In short: “Southern pride” exists, not because of anything in particular the South has to be proud of, but because Southern culture, to a far greater degree than other regional American cultures, is based on pride.

I grew up in West Virginia, and you are right. I remember a PBS special that called West Virginia a place of “terrible beauty” which is a very good description. And wonderful place, with wonderful people, who have been screwed over in the past 200 years, in some cases due to greed, and other cases due to ignorance.

Anyone can make all of the jokes you want, but travel through WV and break down outside of cell phone range, and see if you aren’t helped with a ride, a tow truck, a meal, and 12 invitations for overnight lodging.

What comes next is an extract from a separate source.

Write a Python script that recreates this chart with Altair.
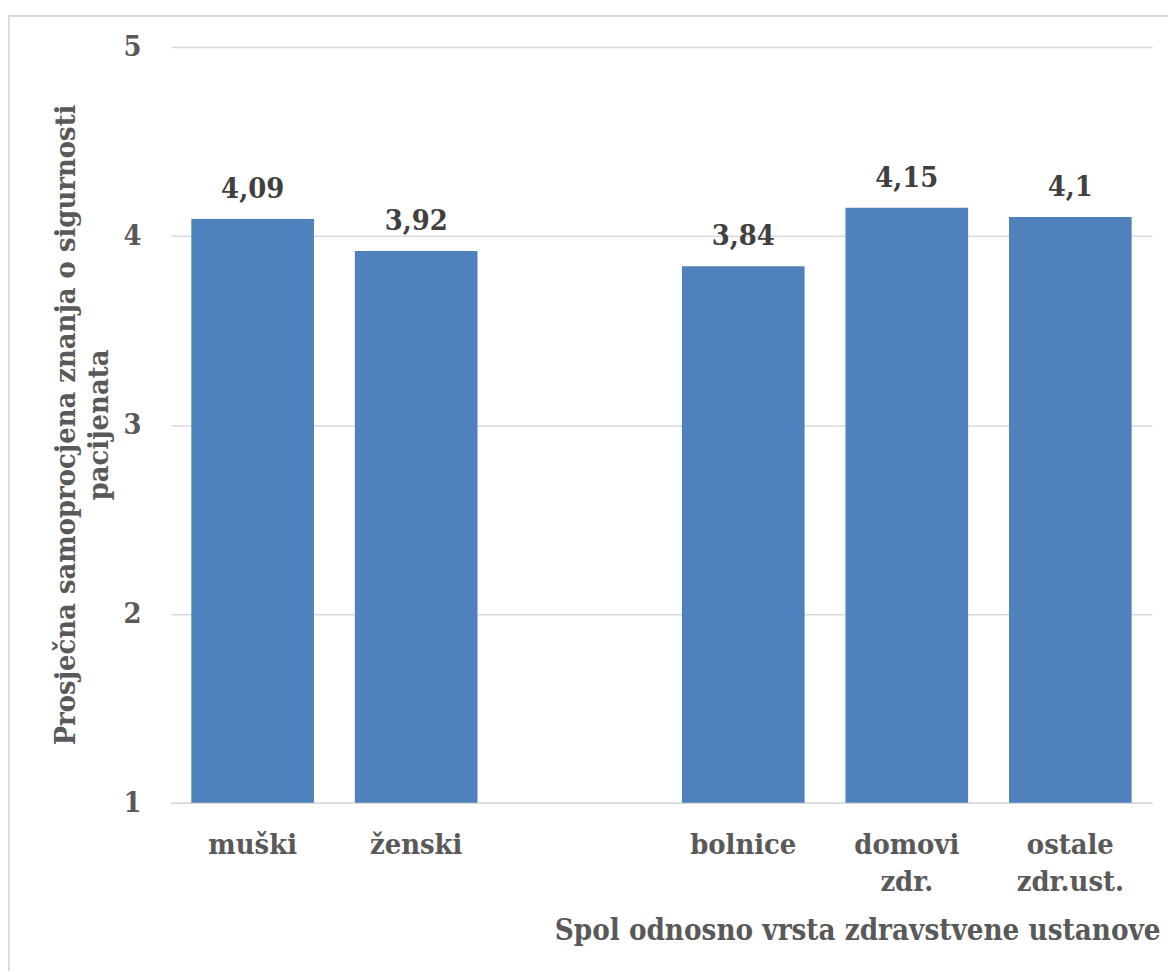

How long ago has it been that you check into a hotel, and they give you a room key and tell you to pay before you leave in the morning? It was 2005 for me on a trip home…

Your location lists you as being in Connecticut. The last time I checked it had the highest per capita income in the nation yet there is Hartford and New Haven which are shitholes by all accounts. The reason is that the resident black population was never assimilated. They don’t have such people in Greenwich.

Believe it or not, the South is much more integrated than New England but in its own way. That is why you find so much cultural diversity there. People in Connecticut can treat the resident blacks like cute little pets all they want because there simply aren’t that many. Cities like New Orleans that spawned defining musical styles like Jazz through Louis Armstrong and world class cuisine are often majority black and are proud of it. The same can be said for Northern Mississippi which invented both the Blues and much of Rock and Roll through people such as Elvis.

Connecticut is a disgusting example of tisk tisk tisk by playing lip service to the minorities that are unfortunate enough to live there. Connecticut is firmly a white man’s world and some people like you don’t choose to think that it should be any other way elsewhere in the nation.

OTOH, I have never heard any references to “Connecticut Pride”.